Strong profit margins, but costs can rise
KIMS Hospitals clocked a whopping 39.7% EBITDA margin in FY-21. It was lower at 28.6% in the year before. Even so, these margins are higher than for those such as Apollo or Shalby. It has a positive operating cash flow, and has efficient asset turnover ratios compared to peers.
Revenues grew at a good CAGR of 18% between FY-19 and FY-21. While patient volumes dipped in FY-21 owing to the lockdown, given that it received more complex cases and those involving Covid, KIMS still managed to clock strong topline growth in FY-21. Average revenues per bed also saw strong growth in FY-21.
The challenge: Profit margins could moderate on a few counts from current levels. One, part of the increase in FY-21 margins came from lower doctor consultancy fees; several hospitals, including KIMS, have scaled down remuneration to doctors for cost control as patient volumes dipped.
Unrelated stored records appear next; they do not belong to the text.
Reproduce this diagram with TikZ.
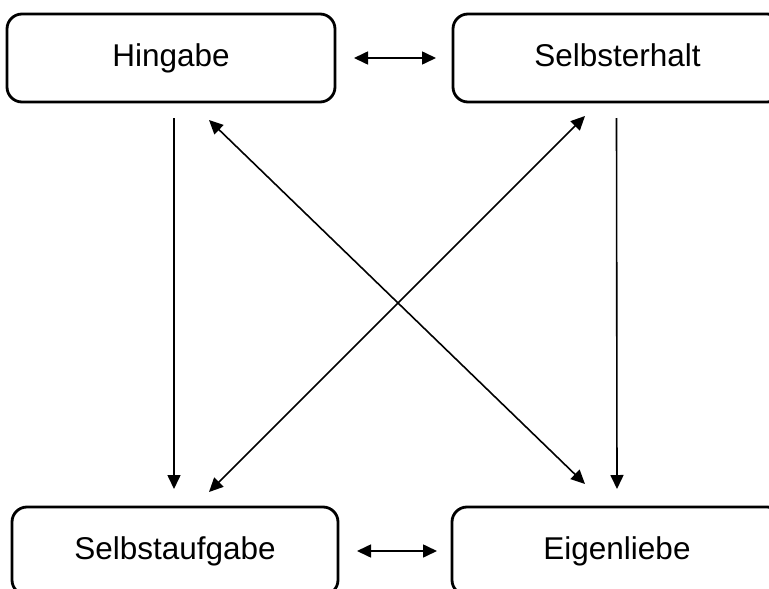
\documentclass[tikz,border=0pt]{standalone}
\usepackage{fontspec}
\setmainfont{Liberation Sans}
\usetikzlibrary{arrows.meta}
\begin{document}
\begin{tikzpicture}[x=1pt,y=-1pt,
  box/.style={draw=black, line width=2.8pt, rounded corners=15pt,
    minimum height=88pt, inner sep=0pt, outer sep=0pt,
    text height=23pt, text depth=7pt,
    font=\fontsize{31.5}{36}\selectfont},
  link/.style={line width=1.6pt,
    {Triangle[length=14pt,width=13pt]}-{Triangle[length=14pt,width=13pt]}},
  oneway/.style={line width=1.6pt, -{Triangle[length=14pt,width=13pt]}}]
\useasboundingbox (0,0) rectangle (769,589);
% the four states
\node[box, minimum width=328pt] (hin) at (171,58) {Hingabe};
\node[box, minimum width=329pt] (erh) at (617.5,58) {Selbsterhalt};
\node[box, minimum width=326pt] (auf) at (175,551) {Selbstaufgabe};
\node[box, minimum width=330pt] (eig) at (617,551) {Eigenliebe};
% horizontal pairs
\draw[link] ([xshift=19pt]hin.east) -- ([xshift=-17pt]erh.west);
\draw[link] ([xshift=19pt]auf.east) -- ([xshift=-15pt]eig.west);
% downward arrows
\draw[oneway] ([xshift=3pt,yshift=-16pt]hin.south) -- ([xshift=-1pt,yshift=18pt]auf.north);
\draw[oneway] ([xshift=-1pt,yshift=-16pt]erh.south) -- ([xshift=0pt,yshift=18pt]eig.north);
% crossing diagonals
\draw[link] ([xshift=38pt,yshift=-18pt]hin.south) -- ([xshift=-32pt,yshift=23pt]eig.north);
\draw[link] ([xshift=-32.5pt,yshift=-14pt]erh.south) -- ([xshift=34pt,yshift=15pt]auf.north);
\end{tikzpicture}
\end{document}
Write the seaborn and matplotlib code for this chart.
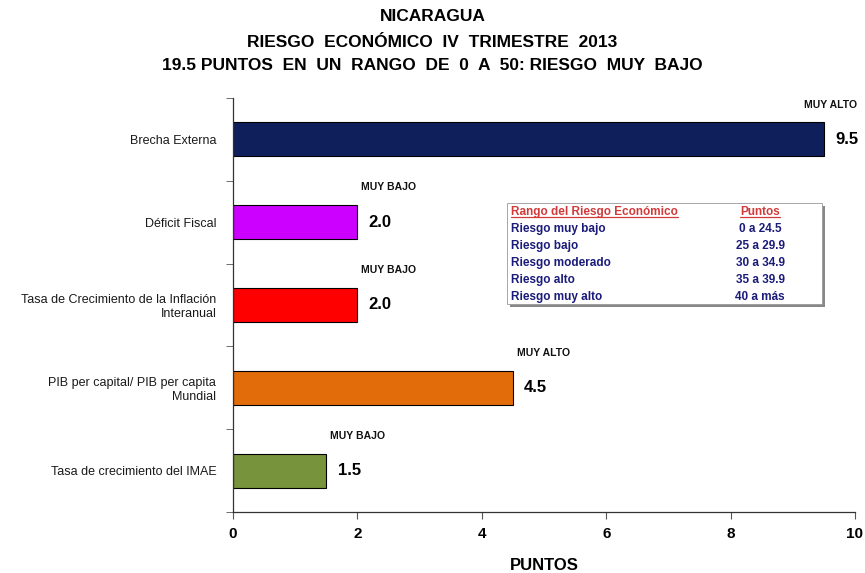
import numpy as np
import seaborn as sns
import matplotlib.pyplot as plt
import pandas as pd
from matplotlib.lines import Line2D

# datos del grafico
categorias = ["Brecha Externa", "Déficit Fiscal",
              "Tasa de Crecimiento de la Inflación\nInteranual",
              "PIB per capital/ PIB per capita\nMundial",
              "Tasa de crecimiento del IMAE"]
puntos = [9.5, 2.0, 2.0, 4.5, 1.5]
nivel = ["MUY ALTO", "MUY BAJO", "MUY BAJO", "MUY ALTO", "MUY BAJO"]
colores = ["#0f1f5c", "#cc00ff", "#ff0000", "#e36c0a", "#77933c"]

rangos = ["Riesgo muy bajo", "Riesgo bajo", "Riesgo moderado", "Riesgo alto", "Riesgo muy alto"]
rangos_puntos = ["0 a 24.5", "25 a 29.9", "30 a 34.9", "35 a 39.9", "40 a más"]

df = pd.DataFrame({"cat": categorias, "val": puntos})

sns.set_style("white")
plt.rcParams["font.family"] = ["Liberation Sans", "DejaVu Sans"]
plt.rcParams["text.color"] = "black"
plt.rcParams["xtick.color"] = "black"
plt.rcParams["ytick.color"] = "black"
plt.rcParams["axes.labelcolor"] = "black"

fig = plt.figure(figsize=(8.65, 5.73), dpi=100)
ax = fig.add_axes([0.2694, 0.1065, 0.7190, 0.7225])

sns.barplot(data=df, y="cat", x="val", hue="cat", palette=colores, legend=False,
            orient="h", width=0.41, saturation=1, edgecolor="black", linewidth=0.8, ax=ax)

ax.set_xlim(0, 10)
ax.set_ylim(len(categorias) - 0.5, -0.5)
ax.set_xticks(np.arange(0, 11, 2))
ax.set_xticklabels([str(v) for v in range(0, 11, 2)], fontsize=11, fontweight="bold")
ax.set_yticks(range(len(categorias)))
ax.set_yticklabels(categorias, fontsize=9, color="#1a1a1a")
ax.set_yticks(np.arange(-0.5, len(categorias), 1), minor=True)
ax.tick_params(axis="y", which="major", length=0, pad=12)
ax.tick_params(axis="y", which="minor", length=5, direction="out", color="#555555", left=True)
ax.tick_params(axis="x", length=5, direction="out", color="#555555", bottom=True, pad=6)
ax.set_ylabel("")
ax.set_xlabel("PUNTOS", fontsize=12, fontweight="bold", labelpad=12)
for s in ["top", "right"]:
    ax.spines[s].set_visible(False)
for s in ["left", "bottom"]:
    ax.spines[s].set_color("#333333")
    ax.spines[s].set_linewidth(0.9)

# etiquetas de valor y nivel
for i, (v, n) in enumerate(zip(puntos, nivel)):
    ax.text(v + 0.18, i, f"{v:.1f}", va="center", ha="left", fontsize=12, fontweight="bold")
    ax.text(min(v + 0.5, 9.6), i - 0.42, n, va="center", ha="center", fontsize=7.5,
            fontweight="bold", color="#111111")

# titulo
fig.text(0.5, 0.972, "NICARAGUA", ha="center", va="center", fontsize=12.5, fontweight="bold")
fig.text(0.5, 0.926, "RIESGO  ECONÓMICO  IV  TRIMESTRE  2013", ha="center", va="center",
         fontsize=12.5, fontweight="bold")
fig.text(0.5, 0.885, "19.5 PUNTOS  EN  UN  RANGO  DE  0  A  50: RIESGO  MUY  BAJO", ha="center",
         va="center", fontsize=12.5, fontweight="bold")

# cuadro de rangos
bx0, bx1 = 507 / 865, 822 / 865
by0, by1 = 1 - 304 / 573, 1 - 203 / 573
fig.patches.append(plt.Rectangle((bx0 + 0.003, by0 - 0.005), bx1 - bx0, by1 - by0,
                                 transform=fig.transFigure, facecolor="#888888",
                                 edgecolor="none", zorder=1))
fig.patches.append(plt.Rectangle((bx0, by0), bx1 - bx0, by1 - by0, transform=fig.transFigure,
                                 facecolor="white", edgecolor="#999999", linewidth=0.6, zorder=2))
navy = "#1b1b7a"
rojo = "#d23a3a"
y_h = 1 - 212 / 573
t1 = fig.text(511 / 865, y_h, "Rango del Riesgo Económico", ha="left", va="center",
              fontsize=8.5, fontweight="bold", color=rojo, zorder=3)
t2 = fig.text(760 / 865, y_h, "Puntos", ha="center", va="center",
              fontsize=8.5, fontweight="bold", color=rojo, zorder=3)
fig.canvas.draw()
for t in (t1, t2):
    bb = t.get_window_extent().transformed(fig.transFigure.inverted())
    fig.lines.append(Line2D([bb.x0, bb.x1], [bb.y0 + 0.002, bb.y0 + 0.002],
                            transform=fig.transFigure, color=rojo, linewidth=0.9, zorder=3))
for k, (r, p) in enumerate(zip(rangos, rangos_puntos)):
    yy = 1 - (229 + 17 * k) / 573
    fig.text(511 / 865, yy, r, ha="left", va="center", fontsize=8.5, fontweight="bold",
             color=navy, zorder=3)
    fig.text(760 / 865, yy, p, ha="center", va="center", fontsize=8.5, fontweight="bold",
             color=navy, zorder=3)

fig.savefig("out.png", dpi=100)
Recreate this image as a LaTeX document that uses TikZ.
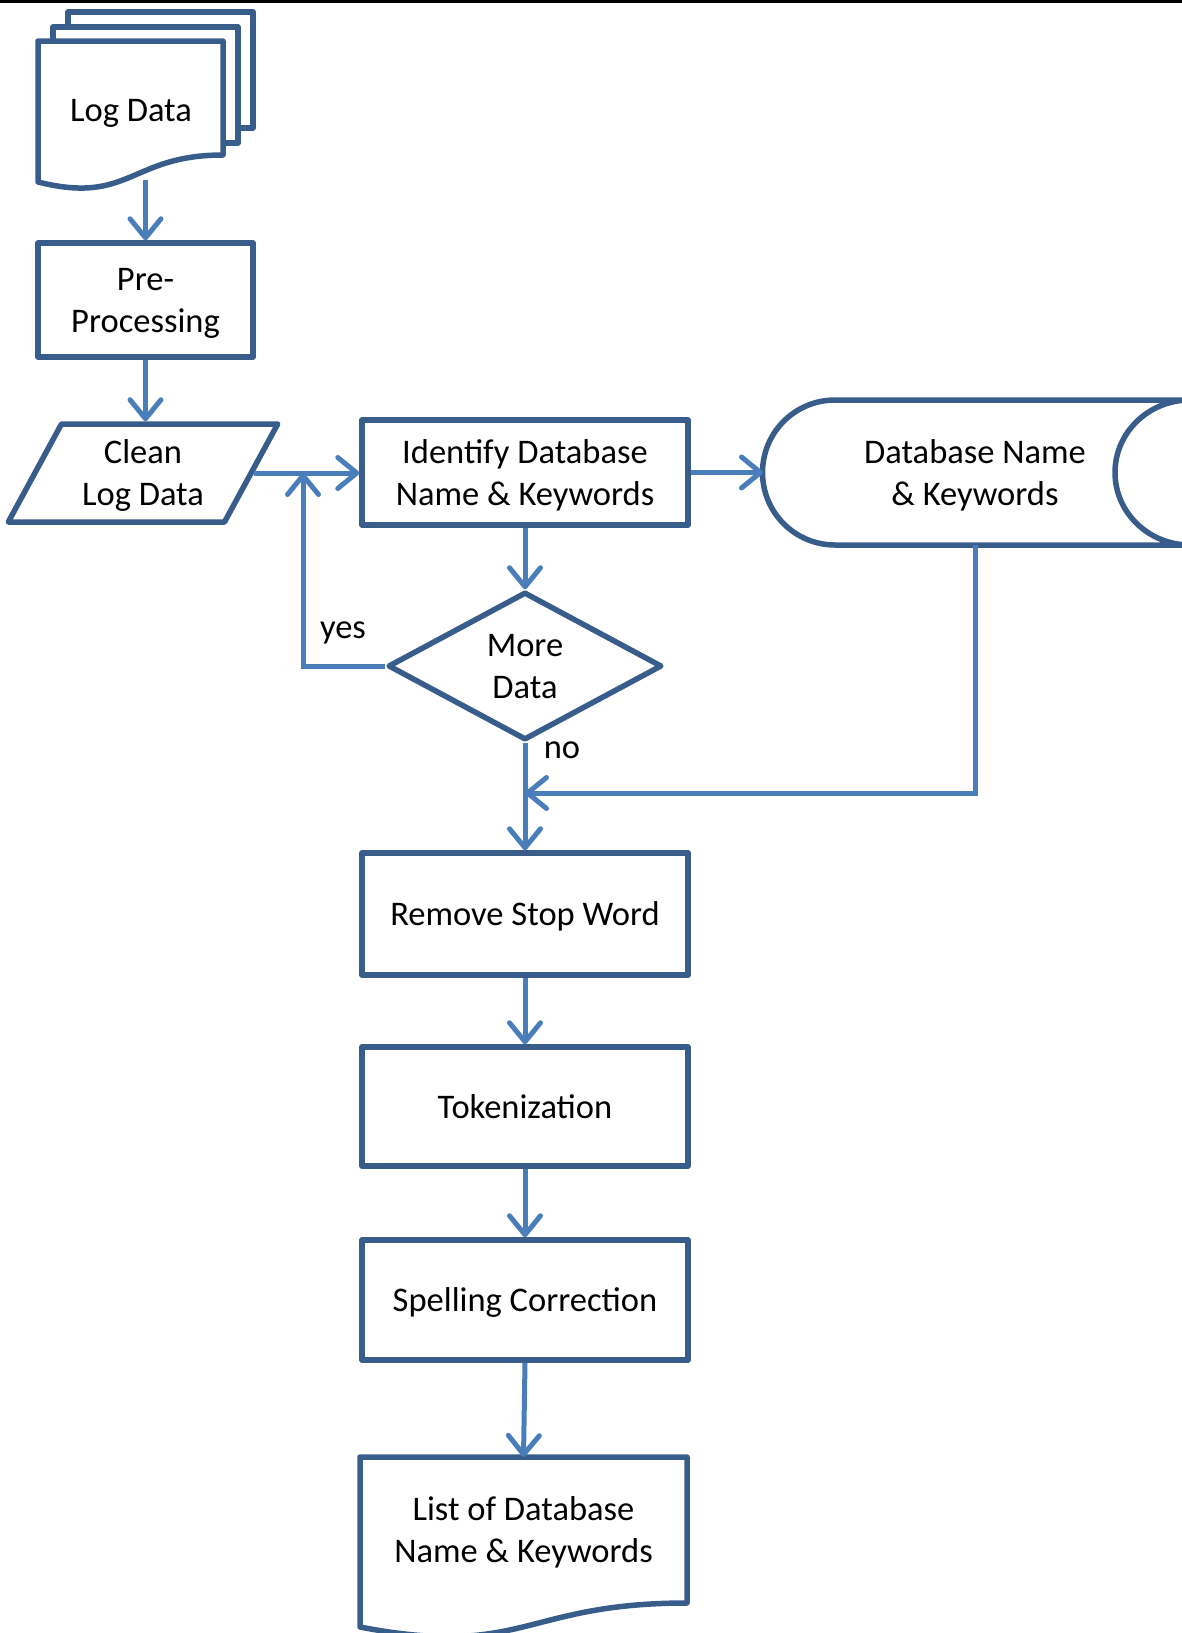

As a proportion of sales, consultancy expenses for KIMS amounted to about 22% in FY-19 and FY-20; it dropped to 19.8% in FY-21.
Two, other variable costs such as housekeeping, power, catering and the like dipped due to lower hospital activity during lockdowns. Normalised activity could send profit margins back down to the 19-21% levels in the years before. Three, KIMS may have to step up other spends such as advertising if it needs to break into new markets, which can further pull margins down.
Four, given the acquisitions KIMS has made in the past 3 years and the lack of enough financial performance history, it is hard to draw trends on expenses or how the company manages the high-cost structure that hospitals tend to have. Cost heads such as legal charges and write-off on trade receivables have seen sharp spikes in one year and none in others. While the company aims at stepping up home care services and other potentially higher-margin specialities, contribution from these avenues may still be low until scale is achieved.
Five, net profits have been uneven and therefore do not help draw performance conclusions. Profits were hit by losses booked on fair value calculations when PE investor General Atlantic infused capital and acquired shares of other investors. The company was loss-making at the net level in both FY-18 (as per the draft prospectus) and FY-19.
Hospitals, in general, have high-cost structures and are highly capital-intensive. They need a quick turnaround in patient stays, strong volumes, brand strength to attract and retain both doctors and patient loyalty. While KIMS Hospitals ticks some of the boxes and has expanded rapidly, the lack of clarity on further expansion, likely delays in improvements of hospitals outside its flagship branch, and uneven financials limit the IPO’s attractiveness. Listed hospital players who have earlier hit the market based on expansion plans have stumbled. It’s best to wait and watch to see if KIMS Hospitals turns out to be an exception.
Please note that this review does not take into consideration the possibility of listing gains.